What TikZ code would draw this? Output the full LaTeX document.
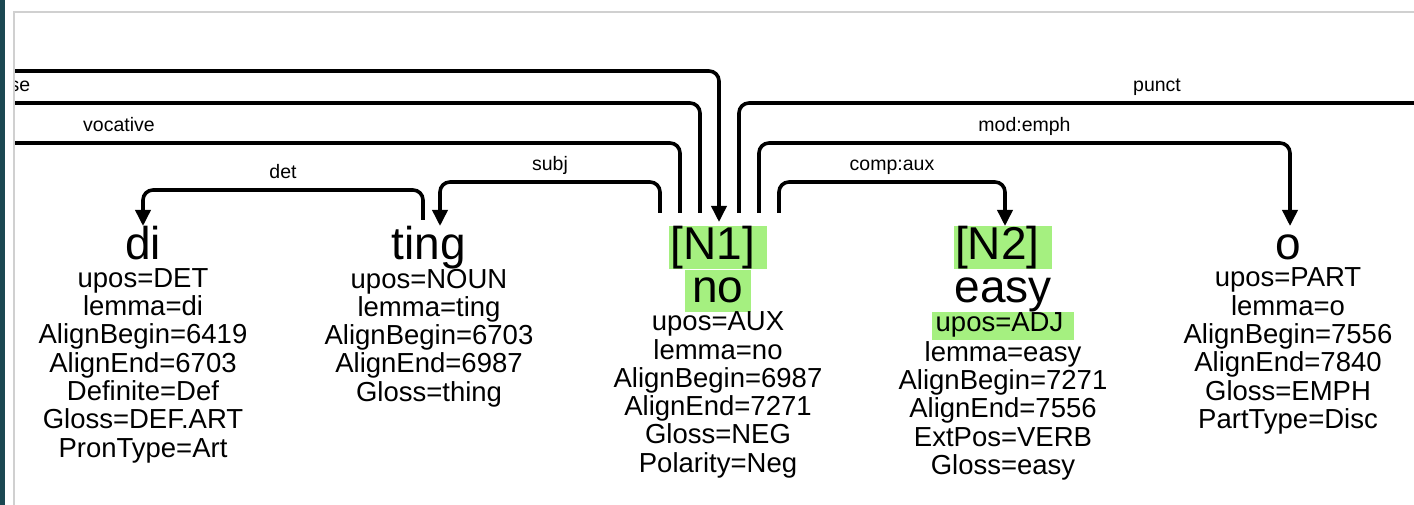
\documentclass[tikz,border=0pt]{standalone}
\usepackage{fontspec}
\setmainfont{Liberation Sans}
\usepackage{tikz}
\usetikzlibrary{arrows.meta,positioning}
\definecolor{hlgreen}{RGB}{165,240,128}
\definecolor{sidebar}{RGB}{27,72,82}
\definecolor{framegray}{RGB}{208,208,208}
\newcommand{\wl}[1]{\rule[-9pt]{0pt}{42pt}#1}
\newcommand{\hl}[4]{{\setlength{\fboxsep}{0pt}\colorbox{hlgreen}{\rule[-9pt]{0pt}{#1}\hspace{#2}#4\hspace{#3}}}}

\begin{document}
\begin{tikzpicture}[x=1pt,y=-1pt,
  word/.style={inner sep=0pt,outer sep=0pt,anchor=north,align=center,font=\fontsize{46}{42}\selectfont},
  feats/.style={inner sep=0pt,outer sep=0pt,align=center,font=\fontsize{27.5}{28.3}\selectfont},
  dep/.style={line width=3.6pt,rounded corners=10pt},
  lbl/.style={anchor=base,yshift=11pt,font=\fontsize{19.5}{22}\selectfont},
  >={Triangle[width=15pt,length=16pt]}]
  \useasboundingbox (0,0) rectangle (1414,505);
  \fill[sidebar] (0,0) rectangle (4.7,505);
  \draw[framegray,line width=2.2pt] (13.8,505) -- (13.8,12.2) -- (1414,12.2);

  \node[word] (di) at (143,226) {\wl{di}};
  \node[feats,below=0pt of di] (di-f) {upos=DET\\lemma=di\\AlignBegin=6419\\AlignEnd=6703\\Definite=Def\\Gloss=DEF.ART\\PronType=Art};
  \node[word] (ting) at (429,226) {\wl{ting}};
  \node[feats,below=0pt of ting] (ting-f) {upos=NOUN\\lemma=ting\\AlignBegin=6703\\AlignEnd=6987\\Gloss=thing};
  \node[word] (no) at (718,226) {\hl{42pt}{1.5pt}{12pt}{[N1]}\\\hl{42pt}{7pt}{7pt}{no}};
  \node[feats,below=0pt of no] (no-f) {upos=AUX\\lemma=no\\AlignBegin=6987\\AlignEnd=7271\\Gloss=NEG\\Polarity=Neg};
  \node[word] (easy) at (1003,226) {\hl{42pt}{1.5pt}{13pt}{[N2]}\\\wl{easy}};
  \node[feats,below=0pt of easy] (easy-f) {\hl{28pt}{4pt}{11pt}{upos=ADJ}\\lemma=easy\\AlignBegin=7271\\AlignEnd=7556\\ExtPos=VERB\\Gloss=easy};
  \node[word] (o) at (1288,226) {\wl{o}};
  \node[feats,below=0pt of o] (o-f) {upos=PART\\lemma=o\\AlignBegin=7556\\AlignEnd=7840\\Gloss=EMPH\\PartType=Disc};

  \coordinate (lft-top) at (-900,71);
  \coordinate (lft-se) at (-660,103);
  \coordinate (lft-voc) at (-442,143);
  \coordinate (rgt-punct) at (1575,103);

  \begin{scope}
    \clip (15,13.3) rectangle (1414,505);
    \draw[dep,->,shorten >=4pt] (lft-top) -| ([xshift=1pt]no.north);
    \draw[dep] ([xshift=-18pt,yshift=13pt]no.north) |- (lft-se) node[lbl,pos=.75] {se};
    \draw[dep] ([xshift=-38pt,yshift=13pt]no.north) |- (lft-voc) node[lbl,pos=.75] {vocative};
    \draw[dep,->] ([xshift=-58pt,yshift=13pt]no.north) |- ([xshift=11pt,yshift=44pt]ting.north) node[lbl,pos=.75] {subj} -- ([xshift=11pt]ting.north);
    \draw[dep,->] ([xshift=-6pt,yshift=6pt]ting.north) |- ([yshift=36pt]di.north) node[lbl,pos=.75] {det} -- (di.north);
    \draw[dep] ([xshift=21pt,yshift=13pt]no.north) |- (rgt-punct) node[lbl,pos=.75] {punct};
    \draw[dep,->] ([xshift=41pt,yshift=13pt]no.north) |- ([xshift=2pt,yshift=83pt]o.north) node[lbl,pos=.75] {mod:emph} -- ([xshift=2pt]o.north);
    \draw[dep,->] ([xshift=61pt,yshift=13pt]no.north) |- ([xshift=2pt,yshift=44pt]easy.north) node[lbl,pos=.75] {comp:aux} -- ([xshift=2pt]easy.north);
  \end{scope}
\end{tikzpicture}
\end{document}
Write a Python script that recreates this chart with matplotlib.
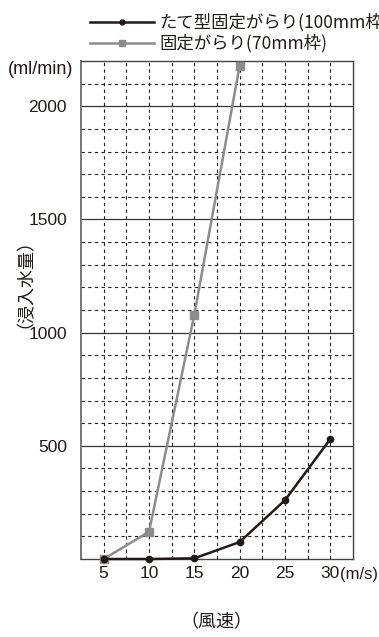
import matplotlib
matplotlib.use("Agg")
import matplotlib.pyplot as plt
from matplotlib.lines import Line2D

plt.rcParams['font.family'] = ['Noto Sans CJK JP', 'DejaVu Sans']

# data
speed = [5, 10, 15, 20, 25, 30]
tate_100 = [0, 0, 3, 75, 260, 530]
kotei_70_x = [5, 10, 15, 20]
kotei_70 = [0, 120, 1080, 2180]
xticks = [5, 10, 15, 20, 25, 30]
yticks = [500, 1000, 1500, 2000]
labels = ['たて型固定がらり(100mm枠)', '固定がらり(70mm枠)']

black = '#231815'
gray = '#8c8c8c'
txt = '#231815'
num_font = ['Liberation Sans Narrow', 'Liberation Sans', 'DejaVu Sans']

fig = plt.figure(figsize=(3.79, 6.37), dpi=100)
ax = fig.add_axes([81/379, 1-559/637, (353-81)/379, (559-61)/637])

ax.set_xlim(2.5, 32.5)
ax.set_ylim(0, 2200)

# grid
for x in [5 + 2.5*i for i in range(11)]:
    ax.axvline(x, color='#222222', lw=0.8, ls=(0, (3, 3)), zorder=1)
for y in range(100, 2200, 100):
    if y % 500 == 0:
        ax.axhline(y, color='#333333', lw=0.9, zorder=1)
    else:
        ax.axhline(y, color='#222222', lw=0.8, ls=(0, (3, 3)), zorder=1)

ax.plot(kotei_70_x, kotei_70, color=gray, lw=1.8, marker='s', ms=5.5, zorder=3, clip_on=False)
ax.plot(speed, tate_100, color=black, lw=1.8, marker='o', ms=4.5, zorder=4, clip_on=False)

for s in ax.spines.values():
    s.set_color('#444444')
    s.set_linewidth(1.0)
ax.spines['left'].set_color('#777777')
ax.spines['left'].set_linewidth(1.4)

ax.set_xticks(xticks)
ax.set_yticks(yticks)
ax.tick_params(length=0, labelsize=12.5, colors=txt, pad=5)
ax.tick_params(axis='y', pad=10)
for lab in ax.get_xticklabels() + ax.get_yticklabels():
    lab.set_family(num_font)

fig.text(73/379, 1-70/637, '(ml/min)', ha='right', va='center', fontsize=13,
         color=txt, family=num_font)
fig.text(340/379, 1-575/637, '(m/s)', ha='left', va='center', fontsize=12,
         color=txt, family=num_font)
fig.text(16/379, 1-274/637, '（浸入水量）', rotation=90, ha='center', va='center',
         fontsize=13, color=txt)
fig.text(216/379, 1-622/637, '（風速）', ha='center', va='center', fontsize=13, color=txt)

handles = [Line2D([], [], color=black, lw=1.8, marker='o', ms=3.5),
           Line2D([], [], color=gray, lw=1.8, marker='s', ms=5)]
fig.legend(handles, labels, loc='upper left', bbox_to_anchor=(78/379, 1-1/637),
           frameon=False, fontsize=12.5, handlelength=3.7, handletextpad=0.3,
           labelspacing=0.15, borderpad=0.2, labelcolor=txt)

fig.savefig('out.png', dpi=100)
———
Work to do:
Leave out any pictures, please, and quote only the lines from the top of the data through the line that contains "(13.8,12.2) -- (1414,12.2);".

Solution for this exercise:
What TikZ code would draw this? Output the full LaTeX document.
\documentclass[tikz,border=0pt]{standalone}
\usepackage{fontspec}
\setmainfont{Liberation Sans}
\usepackage{tikz}
\usetikzlibrary{arrows.meta,positioning}
\definecolor{hlgreen}{RGB}{165,240,128}
\definecolor{sidebar}{RGB}{27,72,82}
\definecolor{framegray}{RGB}{208,208,208}
\newcommand{\wl}[1]{\rule[-9pt]{0pt}{42pt}#1}
\newcommand{\hl}[4]{{\setlength{\fboxsep}{0pt}\colorbox{hlgreen}{\rule[-9pt]{0pt}{#1}\hspace{#2}#4\hspace{#3}}}}

\begin{document}
\begin{tikzpicture}[x=1pt,y=-1pt,
  word/.style={inner sep=0pt,outer sep=0pt,anchor=north,align=center,font=\fontsize{46}{42}\selectfont},
  feats/.style={inner sep=0pt,outer sep=0pt,align=center,font=\fontsize{27.5}{28.3}\selectfont},
  dep/.style={line width=3.6pt,rounded corners=10pt},
  lbl/.style={anchor=base,yshift=11pt,font=\fontsize{19.5}{22}\selectfont},
  >={Triangle[width=15pt,length=16pt]}]
  \useasboundingbox (0,0) rectangle (1414,505);
  \fill[sidebar] (0,0) rectangle (4.7,505);
  \draw[framegray,line width=2.2pt] (13.8,505) -- (13.8,12.2) -- (1414,12.2);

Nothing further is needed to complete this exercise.